I used to use a home made setter-upper jig, same principle of the Cad pic shown. Actually it was a long bar almost the length of the mill table figuring the would give max accuracy. The bar ends had vertical posts contacting the T slot edge. My intention was to start out with a pre-zeroed vise, adjusted the posts to make contact & the jig remains like this. Now with the vise returned to table, you clamp the jig in the exact same manner & secure the vise. It worked pretty good, but it still wasn't 100%. Always +/- 0.001" which you can improve with a DTI. The setup bar needs to be very rigid so now the length works against you vs the smaller jig shown. I think the bigger issue was that vise had side lugs, so when you tightened them down to table, it tended to shift/rotate a bit even with washers.
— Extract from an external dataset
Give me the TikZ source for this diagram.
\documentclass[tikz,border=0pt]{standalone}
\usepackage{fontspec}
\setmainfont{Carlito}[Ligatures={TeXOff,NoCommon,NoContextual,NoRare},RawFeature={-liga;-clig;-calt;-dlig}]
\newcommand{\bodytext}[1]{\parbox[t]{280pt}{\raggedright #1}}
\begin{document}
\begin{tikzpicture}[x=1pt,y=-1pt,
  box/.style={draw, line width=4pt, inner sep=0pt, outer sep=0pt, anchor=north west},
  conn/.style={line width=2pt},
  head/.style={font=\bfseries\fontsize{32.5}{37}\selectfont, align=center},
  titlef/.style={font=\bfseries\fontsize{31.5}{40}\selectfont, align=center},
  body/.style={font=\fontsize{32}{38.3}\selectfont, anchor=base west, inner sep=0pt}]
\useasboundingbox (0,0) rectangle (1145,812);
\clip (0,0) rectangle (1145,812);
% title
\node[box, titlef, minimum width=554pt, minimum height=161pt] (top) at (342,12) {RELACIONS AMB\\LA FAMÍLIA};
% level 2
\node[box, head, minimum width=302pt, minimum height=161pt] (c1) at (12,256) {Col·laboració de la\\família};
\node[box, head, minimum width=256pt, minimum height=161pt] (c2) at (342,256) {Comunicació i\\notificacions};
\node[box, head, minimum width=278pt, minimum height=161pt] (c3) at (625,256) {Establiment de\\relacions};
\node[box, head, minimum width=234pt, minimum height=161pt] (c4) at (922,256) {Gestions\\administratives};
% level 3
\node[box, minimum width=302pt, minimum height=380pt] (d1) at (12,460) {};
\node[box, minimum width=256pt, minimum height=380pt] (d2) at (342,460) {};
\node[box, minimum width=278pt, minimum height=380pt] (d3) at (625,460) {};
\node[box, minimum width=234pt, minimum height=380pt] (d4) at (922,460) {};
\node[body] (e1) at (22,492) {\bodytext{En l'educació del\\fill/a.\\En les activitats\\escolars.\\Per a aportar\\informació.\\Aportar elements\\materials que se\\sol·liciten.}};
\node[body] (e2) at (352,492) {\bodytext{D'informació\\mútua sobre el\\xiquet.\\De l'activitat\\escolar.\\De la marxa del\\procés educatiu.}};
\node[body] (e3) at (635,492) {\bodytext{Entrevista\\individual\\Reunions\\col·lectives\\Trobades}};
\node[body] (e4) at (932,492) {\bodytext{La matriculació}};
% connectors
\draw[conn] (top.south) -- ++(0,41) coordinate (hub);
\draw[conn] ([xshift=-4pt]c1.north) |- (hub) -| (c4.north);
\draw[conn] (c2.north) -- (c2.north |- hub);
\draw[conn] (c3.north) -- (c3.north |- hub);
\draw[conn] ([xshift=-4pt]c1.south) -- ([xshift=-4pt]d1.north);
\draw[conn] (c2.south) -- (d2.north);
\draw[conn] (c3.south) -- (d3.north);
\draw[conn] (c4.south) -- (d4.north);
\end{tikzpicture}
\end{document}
The other style with vertical clamps in a side slot seem better IMO. (plus that vise style can also lay on its side for more utility).
My subsequent 'better' vise purchase has a hardened key & slot(s) in the underside, which is how I think the big boys do it. That similarly engages against the T-slot edge & accomplishes the same thing. If you are lucky it will be very close to zero. Some may even be adjustable. Some guys have machined this into their vise themselves, but do some Googling first. Re dialing-in, the method I've seen often is: snug one side of the vise & leave the other looser. Then as you travers across & bump/adjust, the tighter one acts a bit like a pivot. Otherwise bumping tends to displace the whole vise & takes longer.
The other thing I learned, at least on my mill, is that the inside T-slot edges can have rougher patches from machining and/or filled with remnants of that gooey brown mung (cosmaline?) that ypically coats Asian machines when new to prevent rust . When I got that removed & very lightly stoned the milled edges, it greatly improved repeatability. If you have a nice table with precise & ground edges, I'm jealous. But running a dial across the jaws is the ultimate confirmation setup IMO.